Herald-Journal Herald and Journal, June 22, 1998

Channel changing roulette


There have been many inventions since the dawn of civilization that have improved our lives.

Some inventions have been made not out of necessity, but for the sake of convenience. Ladies and gentlemen, I give you the remote control.

In the hands of a normal person, one with an attention span longer than a nano-second, this can be a useful tool. Give it to a person who has a need to watch seven channels at once and you have an instrument of pure evil.

Back in the olden days, before we had a TV with a remote, our kids used to change the channels. They were a remote of sorts, I suppose. When they switched the channels, it was usually by spinning the dial as fast as they could while you tried to figure out what was on.

"Stop at Channel 4, no 9! Hey! What was that on 11?"

When I think of that now I have to chuckle. Tom and I used to tell them they were going to wear the dial out spinning it like that. It was TV roulette.

Now we have a much easier and quicker method to change channels. Tom points the remote at the TV at about 8 p.m. and doesn't stop until 10 p.m. Maybe I am exaggerating a little. He probably does stop occasionally to go get something to eat.

Can you tell there may be a difference of opinion at the Fink household over the remote control? I don't sit in the living room at night unless I'm not interested in watching TV.

I like to watch one show at a time. I even, God forbid, leave it on the same channel during commercials. I usually read the newspaper or a magazine until the show comes back on. Yes, I confess, I do check around the channels occasionally, but I watch one show at a time.

A few years ago, Tom's mother bought one of these little remote keepers to help him keep track of his remote control. It has a duck head and pockets to stick the remote and maybe your TV Guide in. The trouble is, he has one remote for the TV and one for the VCR. There are also smaller remotes for the satellite dish and the closed captioner that we seldom use. There really isn't room in the duck for all these remotes.

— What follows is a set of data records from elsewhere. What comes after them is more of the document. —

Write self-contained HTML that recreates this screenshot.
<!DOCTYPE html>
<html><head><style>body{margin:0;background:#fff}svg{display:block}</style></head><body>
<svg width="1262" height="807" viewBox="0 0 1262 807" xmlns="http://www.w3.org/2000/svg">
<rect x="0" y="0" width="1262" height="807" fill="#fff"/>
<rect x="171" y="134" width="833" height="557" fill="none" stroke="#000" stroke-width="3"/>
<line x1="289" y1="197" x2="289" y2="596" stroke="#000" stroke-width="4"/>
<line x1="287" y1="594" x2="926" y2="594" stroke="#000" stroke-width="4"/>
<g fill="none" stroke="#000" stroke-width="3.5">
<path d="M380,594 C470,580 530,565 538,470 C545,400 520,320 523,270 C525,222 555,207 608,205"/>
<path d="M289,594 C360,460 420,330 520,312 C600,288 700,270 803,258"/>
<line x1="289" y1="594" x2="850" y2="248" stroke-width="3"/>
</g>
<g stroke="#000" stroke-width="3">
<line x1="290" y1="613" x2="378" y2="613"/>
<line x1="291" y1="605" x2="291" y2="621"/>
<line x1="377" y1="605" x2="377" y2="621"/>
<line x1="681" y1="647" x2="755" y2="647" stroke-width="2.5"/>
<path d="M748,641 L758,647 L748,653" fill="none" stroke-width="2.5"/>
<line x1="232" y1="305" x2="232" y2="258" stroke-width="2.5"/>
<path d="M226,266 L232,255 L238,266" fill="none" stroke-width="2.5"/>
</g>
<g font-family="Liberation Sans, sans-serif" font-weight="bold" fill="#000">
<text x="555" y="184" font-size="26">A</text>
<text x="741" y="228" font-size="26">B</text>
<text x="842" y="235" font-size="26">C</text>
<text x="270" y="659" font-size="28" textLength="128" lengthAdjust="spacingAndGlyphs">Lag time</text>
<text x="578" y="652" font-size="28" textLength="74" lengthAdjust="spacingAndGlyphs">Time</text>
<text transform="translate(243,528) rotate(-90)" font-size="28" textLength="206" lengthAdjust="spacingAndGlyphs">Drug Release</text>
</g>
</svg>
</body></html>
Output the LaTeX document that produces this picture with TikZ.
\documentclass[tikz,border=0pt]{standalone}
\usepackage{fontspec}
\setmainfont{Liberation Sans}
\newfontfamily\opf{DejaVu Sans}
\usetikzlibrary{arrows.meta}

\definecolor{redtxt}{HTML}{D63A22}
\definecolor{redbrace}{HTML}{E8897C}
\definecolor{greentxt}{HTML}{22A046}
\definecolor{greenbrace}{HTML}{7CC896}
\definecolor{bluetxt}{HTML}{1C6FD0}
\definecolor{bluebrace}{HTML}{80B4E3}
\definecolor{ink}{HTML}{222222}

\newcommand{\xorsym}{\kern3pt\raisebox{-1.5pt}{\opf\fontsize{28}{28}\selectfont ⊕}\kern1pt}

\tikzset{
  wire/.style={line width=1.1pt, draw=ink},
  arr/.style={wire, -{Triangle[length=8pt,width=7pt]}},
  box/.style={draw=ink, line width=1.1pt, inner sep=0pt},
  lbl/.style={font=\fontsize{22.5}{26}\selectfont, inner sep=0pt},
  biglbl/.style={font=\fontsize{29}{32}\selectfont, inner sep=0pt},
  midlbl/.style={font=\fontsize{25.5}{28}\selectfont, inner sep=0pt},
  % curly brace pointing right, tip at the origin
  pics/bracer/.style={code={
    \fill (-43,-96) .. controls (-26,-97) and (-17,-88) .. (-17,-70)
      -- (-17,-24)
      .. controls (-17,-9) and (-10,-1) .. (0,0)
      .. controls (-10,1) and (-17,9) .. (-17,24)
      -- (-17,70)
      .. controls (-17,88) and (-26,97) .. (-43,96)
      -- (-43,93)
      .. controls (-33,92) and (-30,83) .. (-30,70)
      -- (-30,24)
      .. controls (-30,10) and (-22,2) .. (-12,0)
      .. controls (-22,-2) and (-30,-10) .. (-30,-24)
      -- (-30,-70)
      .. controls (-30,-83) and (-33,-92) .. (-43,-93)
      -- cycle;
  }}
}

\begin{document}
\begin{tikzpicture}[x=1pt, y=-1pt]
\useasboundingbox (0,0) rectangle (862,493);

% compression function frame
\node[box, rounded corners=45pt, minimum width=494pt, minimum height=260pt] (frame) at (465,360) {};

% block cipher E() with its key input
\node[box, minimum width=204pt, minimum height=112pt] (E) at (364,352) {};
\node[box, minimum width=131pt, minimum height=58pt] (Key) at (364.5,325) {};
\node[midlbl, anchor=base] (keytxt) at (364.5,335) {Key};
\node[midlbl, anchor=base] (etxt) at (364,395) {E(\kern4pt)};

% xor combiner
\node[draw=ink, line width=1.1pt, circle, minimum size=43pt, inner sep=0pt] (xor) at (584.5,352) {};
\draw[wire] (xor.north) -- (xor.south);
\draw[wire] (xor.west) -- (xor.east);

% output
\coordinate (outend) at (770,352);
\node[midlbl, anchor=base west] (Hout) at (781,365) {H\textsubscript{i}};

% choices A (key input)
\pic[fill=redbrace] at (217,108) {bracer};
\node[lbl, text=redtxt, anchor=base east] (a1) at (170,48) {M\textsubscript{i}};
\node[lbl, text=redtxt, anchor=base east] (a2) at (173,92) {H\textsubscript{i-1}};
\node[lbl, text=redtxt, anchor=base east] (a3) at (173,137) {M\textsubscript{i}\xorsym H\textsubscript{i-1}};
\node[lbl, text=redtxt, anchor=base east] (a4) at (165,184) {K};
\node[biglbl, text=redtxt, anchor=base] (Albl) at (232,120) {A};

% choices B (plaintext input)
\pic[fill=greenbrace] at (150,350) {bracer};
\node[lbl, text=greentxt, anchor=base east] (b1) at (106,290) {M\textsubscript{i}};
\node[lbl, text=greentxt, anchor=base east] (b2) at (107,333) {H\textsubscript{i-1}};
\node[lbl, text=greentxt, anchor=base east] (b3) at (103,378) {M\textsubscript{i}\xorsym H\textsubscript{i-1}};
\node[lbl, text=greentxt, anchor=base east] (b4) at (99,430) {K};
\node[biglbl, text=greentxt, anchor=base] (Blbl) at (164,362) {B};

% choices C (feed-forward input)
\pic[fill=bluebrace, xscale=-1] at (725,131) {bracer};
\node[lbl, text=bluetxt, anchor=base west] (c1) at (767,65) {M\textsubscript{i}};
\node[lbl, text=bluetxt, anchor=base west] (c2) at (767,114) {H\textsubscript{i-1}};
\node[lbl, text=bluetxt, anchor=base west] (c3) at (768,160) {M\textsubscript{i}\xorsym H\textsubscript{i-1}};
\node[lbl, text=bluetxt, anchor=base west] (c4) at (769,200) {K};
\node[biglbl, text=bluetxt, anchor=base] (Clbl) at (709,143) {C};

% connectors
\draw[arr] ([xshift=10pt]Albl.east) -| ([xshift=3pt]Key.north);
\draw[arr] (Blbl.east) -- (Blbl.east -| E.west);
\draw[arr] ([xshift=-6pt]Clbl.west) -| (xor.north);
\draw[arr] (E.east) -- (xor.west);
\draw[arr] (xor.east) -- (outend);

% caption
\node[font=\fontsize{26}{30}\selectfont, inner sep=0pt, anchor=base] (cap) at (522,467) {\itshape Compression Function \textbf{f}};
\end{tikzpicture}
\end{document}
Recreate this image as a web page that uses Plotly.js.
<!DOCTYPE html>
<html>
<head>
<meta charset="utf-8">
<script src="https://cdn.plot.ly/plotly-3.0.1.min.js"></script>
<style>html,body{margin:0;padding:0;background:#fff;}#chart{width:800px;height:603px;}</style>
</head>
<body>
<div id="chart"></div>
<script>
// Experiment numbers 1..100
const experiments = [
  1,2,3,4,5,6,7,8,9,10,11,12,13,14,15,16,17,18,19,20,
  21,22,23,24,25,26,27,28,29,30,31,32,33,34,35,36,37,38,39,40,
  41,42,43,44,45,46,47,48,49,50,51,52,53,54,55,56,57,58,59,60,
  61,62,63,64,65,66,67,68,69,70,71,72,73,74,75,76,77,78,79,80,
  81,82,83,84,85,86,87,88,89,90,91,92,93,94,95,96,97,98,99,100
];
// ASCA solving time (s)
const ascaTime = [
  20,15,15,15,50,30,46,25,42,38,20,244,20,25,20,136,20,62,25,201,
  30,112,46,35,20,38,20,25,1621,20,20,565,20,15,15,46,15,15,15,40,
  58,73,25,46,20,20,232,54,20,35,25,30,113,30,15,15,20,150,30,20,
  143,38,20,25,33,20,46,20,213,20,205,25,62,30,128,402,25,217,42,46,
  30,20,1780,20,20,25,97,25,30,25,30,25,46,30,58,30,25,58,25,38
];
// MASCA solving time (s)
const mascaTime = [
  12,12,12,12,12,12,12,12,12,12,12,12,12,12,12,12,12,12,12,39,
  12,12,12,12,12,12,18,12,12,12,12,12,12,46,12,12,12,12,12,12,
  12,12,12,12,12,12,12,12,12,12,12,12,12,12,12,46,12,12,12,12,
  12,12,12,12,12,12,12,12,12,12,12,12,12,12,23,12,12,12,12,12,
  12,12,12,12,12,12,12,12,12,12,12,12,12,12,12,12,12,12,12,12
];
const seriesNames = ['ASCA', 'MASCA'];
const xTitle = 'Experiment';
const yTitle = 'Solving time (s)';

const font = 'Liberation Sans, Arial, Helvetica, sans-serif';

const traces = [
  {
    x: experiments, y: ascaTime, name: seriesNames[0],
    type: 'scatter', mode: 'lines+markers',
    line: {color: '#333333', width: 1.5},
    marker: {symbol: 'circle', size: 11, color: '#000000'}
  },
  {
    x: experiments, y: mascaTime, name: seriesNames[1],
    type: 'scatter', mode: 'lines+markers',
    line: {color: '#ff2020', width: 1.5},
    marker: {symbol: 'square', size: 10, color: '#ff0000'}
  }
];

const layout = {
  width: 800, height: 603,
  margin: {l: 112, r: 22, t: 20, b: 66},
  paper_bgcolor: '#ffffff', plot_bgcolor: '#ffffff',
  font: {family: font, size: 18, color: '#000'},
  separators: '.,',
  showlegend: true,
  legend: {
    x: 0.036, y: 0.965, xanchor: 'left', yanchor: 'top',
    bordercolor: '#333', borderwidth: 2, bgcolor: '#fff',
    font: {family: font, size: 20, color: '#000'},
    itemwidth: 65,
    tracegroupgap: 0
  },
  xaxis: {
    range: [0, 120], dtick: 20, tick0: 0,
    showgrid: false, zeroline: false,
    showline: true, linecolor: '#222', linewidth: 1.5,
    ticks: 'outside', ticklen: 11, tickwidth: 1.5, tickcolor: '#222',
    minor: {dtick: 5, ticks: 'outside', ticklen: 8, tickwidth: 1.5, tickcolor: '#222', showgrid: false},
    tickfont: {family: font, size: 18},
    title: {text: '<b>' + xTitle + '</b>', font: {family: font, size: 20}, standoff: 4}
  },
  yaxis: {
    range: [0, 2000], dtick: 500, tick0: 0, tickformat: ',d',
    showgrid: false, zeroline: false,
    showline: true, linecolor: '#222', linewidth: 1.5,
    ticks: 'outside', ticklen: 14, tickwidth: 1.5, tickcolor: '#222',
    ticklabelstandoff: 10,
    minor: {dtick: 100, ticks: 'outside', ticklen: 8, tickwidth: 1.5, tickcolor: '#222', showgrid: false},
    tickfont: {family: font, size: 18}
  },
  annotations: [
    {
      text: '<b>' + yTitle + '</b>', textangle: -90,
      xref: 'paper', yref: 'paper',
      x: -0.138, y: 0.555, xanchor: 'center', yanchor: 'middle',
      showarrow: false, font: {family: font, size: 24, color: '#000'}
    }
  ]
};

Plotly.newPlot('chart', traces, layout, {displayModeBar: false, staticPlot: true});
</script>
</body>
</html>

The king of remotes, the one that controls both the TV and the VCR sits at the ready on the arm of Tom's chair. He sits with his index finger poised over the keypad waiting to click if boredom or a commercial should strike. He reminds me somewhat of a gunslinger from the wild west stepping out into the street, ready to draw. Or maybe the image should be one of Clint Eastwood as Dirty Harry, sneering at the TV and daring it to go to a commercial, saying, "Go ahead, make my day!"

There is also one mini-remote that I like to keep by the recliner in the living room. If I am reading and reclining in the living room, and Tom falls asleep while watching TV, I can use my remote to turn the TV down. Sometimes I will get really bold and change the channel. This usually wakes him up.

What is there about a woman being in charge of the TV that sends a man into a panic?

Once I played a little trick on him, and changed the channel back after he had clicked it. I did this a couple of times. At first he thought his remote wasn't working, and then he realized what I was doing. I guess the fiendish smile on my face was a dead giveaway. It was great fun while it lasted.

One of the most frenzied times at the Fink household was when the master remote was lost. Tom thought we had hidden it from him. Of course, the girls and I denied it. We looked under every cushion in the sofa, under the chairs, in the end table and everywhere imaginable. No remote.

We figured someone had carried it off somewhere without thinking and it would eventually turn up. It never has yet. Possibly some irate guest, with eyes spinning in their head, took it home "by mistake."

Eventually, we gave up the search and ordered a new one from Sears. The price was obscene but, after all, it is a convenience, isn't it?

My favorite remote story that I like to tell about Tom is one that happened a few years ago around Christmas time. I was sitting on the floor in the living room, wrapping Christmas presents. Tom had fallen asleep in his chair watching TV. When I noticed that, I went over and got my handy dandy little remote, and changed the channel.

For a while I watched 20-20 in uninterrupted bliss. Suddenly the channel changed with Barbara Walters in mid-sentence. I looked over at the guilty party. He had fallen asleep with his finger poised over the remote buttons, and had changed the channel in his sleep.